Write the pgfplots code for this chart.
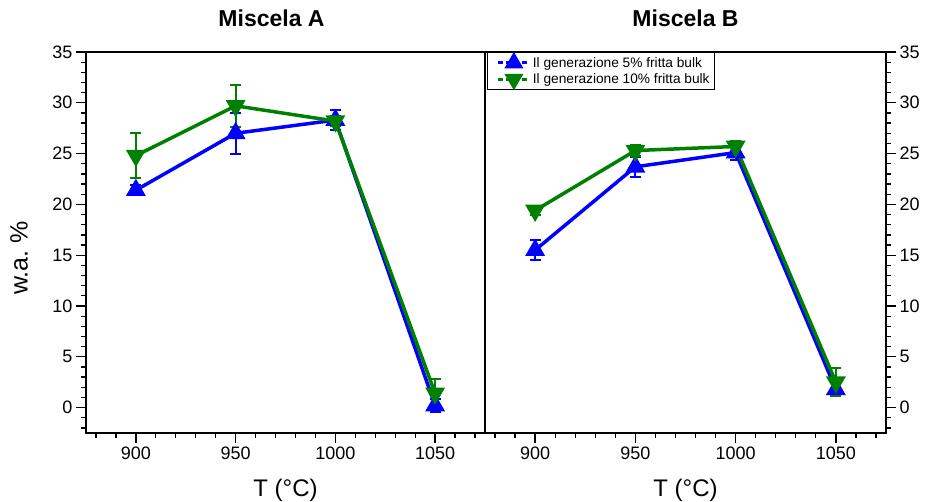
\documentclass[border=0pt]{standalone}
\usepackage{fontspec}
\setmainfont{Liberation Sans}
\usepackage{pgfplots}
\pgfplotsset{compat=1.18}

\definecolor{cblue}{RGB}{0,0,255}
\definecolor{cgreen}{RGB}{0,128,0}

\pgfplotstableread{
T    v     e
900  21.4  0.5
950  27.0  2.0
1000 28.3  1.0
1050 0.2   0.6
}\Ablue
\pgfplotstableread{
T    v     e
900  24.8  2.25
950  29.7  2.1
1000 28.2  0.5
1050 1.4   1.4
}\Agreen
\pgfplotstableread{
T    v     e
900  15.5  1.0
950  23.7  1.0
1000 25.1  0.7
1050 1.8   0.6
}\Bblue
\pgfplotstableread{
T    v     e
900  19.4  0.4
950  25.3  0.5
1000 25.7  0.5
1050 2.5   1.4
}\Bgreen

\pgfplotsset{
  common/.style={
    scale only axis, height=381pt,
    xmin=875, xmax=1075, ymin=-2.5, ymax=35,
    xtick={900,950,1000,1050}, minor xtick={880,890,...,1070},
    ytick={0,5,...,35}, minor ytick={-2,-1,...,34},
    tick align=outside,
    major tick length=10pt, minor tick length=5pt,
    major tick style={black, line width=1.3pt},
    minor tick style={black, line width=1.3pt},
    axis line style={line width=1.4pt},
    xtick pos=left,
    /pgf/number format/assume math mode=true,
    /pgf/number format/1000 sep={},
    tick label style={font=\fontsize{18}{20}\selectfont},
    xlabel={T (°C)},
    xlabel style={font=\fontsize{24}{28}\selectfont, at={(axis description cs:0.5,0)}, anchor=base, yshift=-64pt},
    title style={font=\bfseries\fontsize{23}{26}\selectfont, at={(axis description cs:0.5,1)}, anchor=base, yshift=19pt},
  },
  bl/.style={cblue, line width=3.5pt, mark=triangle*, mark size=8pt, mark options={solid},
    error bars/.cd, y dir=both, y explicit,
    error bar style={line width=2pt, solid},
    error mark options={rotate=90, line width=2pt, mark size=5.5pt}},
  gr/.style={cgreen, line width=3.5pt, mark=triangle*, mark size=8pt, mark options={solid, rotate=180},
    error bars/.cd, y dir=both, y explicit,
    error bar style={line width=2pt, solid},
    error mark options={rotate=90, line width=2pt, mark size=5.5pt}},
}

\begin{document}
\begin{tikzpicture}
\useasboundingbox (-86pt,-69pt) rectangle (840pt,433pt);
\begin{axis}[common, width=399pt, at={(0pt,0pt)}, anchor=south west,
  ytick pos=left,
  title={Miscela A}, title style={xshift=-14pt},
  ylabel={w.a.\ \%},
  ylabel style={font=\fontsize{25}{28}\selectfont, at={(axis description cs:-0.168,0.459)}, anchor=center},
]
\addplot[bl] table[x=T, y=v, y error=e] {\Ablue};
\addplot[gr] table[x=T, y=v, y error=e] {\Agreen};
\end{axis}
\begin{axis}[common, width=401pt, at={(399pt,0pt)}, anchor=south west,
  ytick pos=right, yticklabel pos=right,
  title={Miscela B},
  legend style={at={(axis description cs:0,1)}, anchor=north west, xshift=2pt,
    draw=black, line width=0.8pt, fill=white,
    font=\fontsize{13.7}{15}\selectfont, inner sep=2.5pt, row sep=1pt,
    cells={anchor=west}},
  legend image code/.code={\path (0pt,0pt); \draw[mark repeat=2, mark phase=2] plot coordinates {(7pt,0pt) (22.5pt,0pt) (38pt,0pt)};},
]
\addplot[forget plot, bl] table[x=T, y=v, y error=e] {\Bblue};
\addplot[forget plot, gr] table[x=T, y=v, y error=e] {\Bgreen};
\addlegendimage{cblue, line width=3pt, dash pattern=on 5pt off 3pt, mark=triangle*, mark size=8pt, mark options={solid}}
\addlegendentry{Il generazione 5\% fritta bulk}
\addlegendimage{cgreen, line width=3pt, dash pattern=on 5pt off 3pt, mark=triangle*, mark size=8pt, mark options={solid, rotate=180}}
\addlegendentry{Il generazione 10\% fritta bulk}
\end{axis}
\end{tikzpicture}
\end{document}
::::::::
JOB = Every line of the material is to be quoted exactly, with no pictures carried over.

FULL OUTPUT =
Write the pgfplots code for this chart.
\documentclass[border=0pt]{standalone}
\usepackage{fontspec}
\setmainfont{Liberation Sans}
\usepackage{pgfplots}
\pgfplotsset{compat=1.18}

\definecolor{cblue}{RGB}{0,0,255}
\definecolor{cgreen}{RGB}{0,128,0}

\pgfplotstableread{
T    v     e
900  21.4  0.5
950  27.0  2.0
1000 28.3  1.0
1050 0.2   0.6
}\Ablue
\pgfplotstableread{
T    v     e
900  24.8  2.25
950  29.7  2.1
1000 28.2  0.5
1050 1.4   1.4
}\Agreen
\pgfplotstableread{
T    v     e
900  15.5  1.0
950  23.7  1.0
1000 25.1  0.7
1050 1.8   0.6
}\Bblue
\pgfplotstableread{
T    v     e
900  19.4  0.4
950  25.3  0.5
1000 25.7  0.5
1050 2.5   1.4
}\Bgreen

\pgfplotsset{
  common/.style={
    scale only axis, height=381pt,
    xmin=875, xmax=1075, ymin=-2.5, ymax=35,
    xtick={900,950,1000,1050}, minor xtick={880,890,...,1070},
    ytick={0,5,...,35}, minor ytick={-2,-1,...,34},
    tick align=outside,
    major tick length=10pt, minor tick length=5pt,
    major tick style={black, line width=1.3pt},
    minor tick style={black, line width=1.3pt},
    axis line style={line width=1.4pt},
    xtick pos=left,
    /pgf/number format/assume math mode=true,
    /pgf/number format/1000 sep={},
    tick label style={font=\fontsize{18}{20}\selectfont},
    xlabel={T (°C)},
    xlabel style={font=\fontsize{24}{28}\selectfont, at={(axis description cs:0.5,0)}, anchor=base, yshift=-64pt},
    title style={font=\bfseries\fontsize{23}{26}\selectfont, at={(axis description cs:0.5,1)}, anchor=base, yshift=19pt},
  },
  bl/.style={cblue, line width=3.5pt, mark=triangle*, mark size=8pt, mark options={solid},
    error bars/.cd, y dir=both, y explicit,
    error bar style={line width=2pt, solid},
    error mark options={rotate=90, line width=2pt, mark size=5.5pt}},
  gr/.style={cgreen, line width=3.5pt, mark=triangle*, mark size=8pt, mark options={solid, rotate=180},
    error bars/.cd, y dir=both, y explicit,
    error bar style={line width=2pt, solid},
    error mark options={rotate=90, line width=2pt, mark size=5.5pt}},
}

\begin{document}
\begin{tikzpicture}
\useasboundingbox (-86pt,-69pt) rectangle (840pt,433pt);
\begin{axis}[common, width=399pt, at={(0pt,0pt)}, anchor=south west,
  ytick pos=left,
  title={Miscela A}, title style={xshift=-14pt},
  ylabel={w.a.\ \%},
  ylabel style={font=\fontsize{25}{28}\selectfont, at={(axis description cs:-0.168,0.459)}, anchor=center},
]
\addplot[bl] table[x=T, y=v, y error=e] {\Ablue};
\addplot[gr] table[x=T, y=v, y error=e] {\Agreen};
\end{axis}
\begin{axis}[common, width=401pt, at={(399pt,0pt)}, anchor=south west,
  ytick pos=right, yticklabel pos=right,
  title={Miscela B},
  legend style={at={(axis description cs:0,1)}, anchor=north west, xshift=2pt,
    draw=black, line width=0.8pt, fill=white,
    font=\fontsize{13.7}{15}\selectfont, inner sep=2.5pt, row sep=1pt,
    cells={anchor=west}},
  legend image code/.code={\path (0pt,0pt); \draw[mark repeat=2, mark phase=2] plot coordinates {(7pt,0pt) (22.5pt,0pt) (38pt,0pt)};},
]
\addplot[forget plot, bl] table[x=T, y=v, y error=e] {\Bblue};
\addplot[forget plot, gr] table[x=T, y=v, y error=e] {\Bgreen};
\addlegendimage{cblue, line width=3pt, dash pattern=on 5pt off 3pt, mark=triangle*, mark size=8pt, mark options={solid}}
\addlegendentry{Il generazione 5\% fritta bulk}
\addlegendimage{cgreen, line width=3pt, dash pattern=on 5pt off 3pt, mark=triangle*, mark size=8pt, mark options={solid, rotate=180}}
\addlegendentry{Il generazione 10\% fritta bulk}
\end{axis}
\end{tikzpicture}
\end{document}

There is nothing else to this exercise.